In at least one case, a parent has successfully gained custody of an embryo without their former partner's consent. In 2015, Karla Dunston was awarded custody of three frozen embryos that were made with her ex-boyfriends sperm. The sperm was donated after Dunston was diagnosed with lymphoma, with the knowledge that chemotherapy would render her infertile. After the couple broke up, Dunston's ex said he no longer wanted her to use the embryos, but the court sided with Dunston as it was her last chance to have biological children and she had an oral contract in place with her ex.

"The court was pretty clear in finding that there was an oral contract in which Dunston said, 'Even if we are not together, you may use the embryos' — essentially being a sperm donor," Susan Crocker, a reproductive law expert told NBC News. "This was a case where he said, 'I'm willing to be a donor or a dad.' The court found they agreed she could use the embryos, regardless of whether they had a relationship or he was going to be considered a donor."

Loeb says he is "pro-parent"

While Dunston's case could be used as a legal precedent to help Loeb win his, unlike Dunston's case Loeb is still able to father more children. Two of his ex-partners have had abortions while they were with him, a fact that Vergara's legal team tried to use to discredit Loeb's pro-life stance.

Loeb, however, has stated that in at least one of those cases the "decision was entirely out of [his] hands" and is one of the reasons he has "dreams of a family." He refers to himself as "pro-parent" who has the best interests of his potential children at heart. 

Freezing embryos is a new technology and the law isn't keeping up

Since similar cases are rare, this could be the case that sets legal precedent for future custody battles over frozen embryos. The technology behind freezing eggs (and embryos) is still relatively new, and the laws surrounding it are not well-defined.

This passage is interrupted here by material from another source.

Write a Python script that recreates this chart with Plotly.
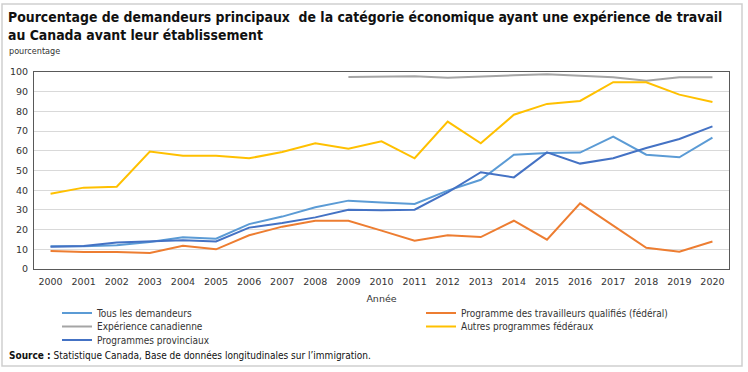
import plotly.graph_objects as go

years = [str(y) for y in range(2000, 2021)]
tous = [11.5, 11.5, 12.0, 13.7, 16.1, 15.4, 22.8, 26.6, 31.3, 34.7, 33.8, 33.0, 39.8, 45.3, 58.0, 58.9, 59.1, 67.2, 58.0, 56.7, 66.7]
ptqf = [9.1, 8.6, 8.6, 8.1, 11.8, 10.0, 17.1, 21.5, 24.5, 24.5, 19.5, 14.4, 17.1, 16.2, 24.5, 14.9, 33.3, 22.2, 10.8, 8.8, 14.0]
cec_years = years[9:]
cec = [97.5, 97.5, 97.8, 97.1, 97.8, 98.3, 98.8, 98.0, 97.3, 95.6, 97.3, 97.3]
autres = [38.2, 41.3, 41.8, 59.6, 57.5, 57.5, 56.2, 59.4, 63.8, 61.1, 64.8, 56.2, 74.8, 63.8, 78.3, 83.8, 85.3, 94.8, 94.8, 88.5, 84.8]
pnp = [11.3, 11.7, 13.4, 13.9, 14.6, 14.0, 21.0, 23.4, 26.2, 30.1, 29.8, 30.1, 38.9, 49.1, 46.5, 59.2, 53.5, 56.2, 61.4, 66.0, 72.4]

names = ["Tous les demandeurs", "Programme des travailleurs qualifiés (fédéral)",
         "Expérience canadienne", "Autres programmes fédéraux", "Programmes provinciaux"]
colors = ["#5B9BD5", "#ED7D31", "#A5A5A5", "#FFC000", "#4472C4"]
legend_ids = ["legend", "legend2", "legend3", "legend4", "legend5"]

W, H = 748, 372
ml, mr, mt, mb = 34, 19, 72, 103
pw, ph = W - ml - mr, H - mt - mb


def px(xp):
    return (xp - ml) / pw


def py(yp):
    return (H - mb - yp) / ph


fig = go.Figure()
series = [(years, tous), (years, ptqf), (cec_years, cec), (years, autres), (years, pnp)]
for (xs, ys), n, c, lg in zip(series, names, colors, legend_ids):
    fig.add_trace(go.Scatter(x=xs, y=ys, name=n, mode="lines", legend=lg,
                             line=dict(color=c, width=2)))

base = "DejaVu Sans, Verdana, sans-serif"
cond = "DejaVu Sans Condensed, DejaVu Sans, sans-serif"
tick_font = dict(family=base, size=9.5, color="#333333")
leg_font = dict(family=cond, size=10, color="#333333")


def legend_cfg(xl, yc):
    return dict(orientation="h", x=px(xl), y=py(yc), xanchor="left", yanchor="middle",
                font=leg_font, itemwidth=30, bgcolor="rgba(0,0,0,0)", borderwidth=0)


fig.update_layout(
    width=W, height=H,
    margin=dict(l=ml, r=mr, t=mt, b=mb, autoexpand=False),
    paper_bgcolor="white", plot_bgcolor="white",
    xaxis=dict(type="category", categoryorder="array", categoryarray=years,
               range=[-0.5, 20.5], showgrid=False, showline=True, mirror=True,
               linecolor="#595959", linewidth=1, ticks="", tickfont=tick_font,
               ticklabelstandoff=4,
               title=dict(text="Année", font=dict(family=base, size=9.5, color="#333333"), standoff=8)),
    yaxis=dict(range=[0, 100], dtick=10, showgrid=True, gridcolor="#D9D9D9",
               showline=True, mirror=True, linecolor="#595959", linewidth=1,
               ticks="", tickfont=tick_font, zeroline=False, ticklabelstandoff=3),
    legend=legend_cfg(57, 313),
    legend2=legend_cfg(421, 313),
    legend3=legend_cfg(57, 326.5),
    legend4=legend_cfg(421, 326.5),
    legend5=legend_cfg(57, 340),
    showlegend=True,
)

title_font = dict(family="DejaVu Sans Condensed, Liberation Sans, sans-serif", size=13.9, color="#111111")
fig.add_annotation(text="<b>Pourcentage de demandeurs principaux  de la catégorie économique ayant une expérience de travail"
                        "<br>au Canada avant leur établissement</b>",
                   xref="paper", yref="paper", x=px(7), y=py(26), borderpad=0,
                   xanchor="left", yanchor="middle", align="left", showarrow=False, font=title_font)
fig.add_annotation(text="pourcentage", xref="paper", yref="paper",
                   x=px(7), y=py(51), xanchor="left", yanchor="middle",
                   showarrow=False, font=dict(family=cond, size=9, color="#333333"))
fig.add_annotation(text="<b>Source :</b> Statistique Canada, Base de données longitudinales sur l’immigration.",
                   xref="paper", yref="paper", x=px(7), y=py(355),
                   xanchor="left", yanchor="middle", showarrow=False,
                   font=dict(family=cond, size=10, color="#111111"))

# outer frame
fig.add_shape(type="rect", xref="paper", yref="paper",
              x0=px(2), x1=px(742), y0=py(366), y1=py(4),
              line=dict(color="#CFCFCF", width=1.5), fillcolor="rgba(0,0,0,0)", layer="below")

fig.write_html("out.html", config={"displayModeBar": False},
               post_script="document.body.style.margin='0';")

Alice Mann, who founded the blog Egged On, told The Telegraph that women who are freezing their eggs have a lot of things they need to think about. "I think it's just common sense to consider all eventualities," she said. According to Mann, Vergara's case "clearly indicates" that the technology of freezing embryos is still a new process which "society and the law are struggling to keep up with."

The legal battle could go on for a while

The ongoing battle is proving to be a tricky one as the law seems to support both Vergara's and Loeb's claims. Loeb doesn't appear to be backing down any time soon, which makes an appeal likely even if he loses the upcoming court case.

Loeb has defended himself from those who have painted him as a villain, saying "a lot of people think I'm trying to steal her eggs and they don't realize that an embryo is half mine — half my DNA and half her DNA. It's actually a human being."

Just how long the legal battle will continue is anyone's guess.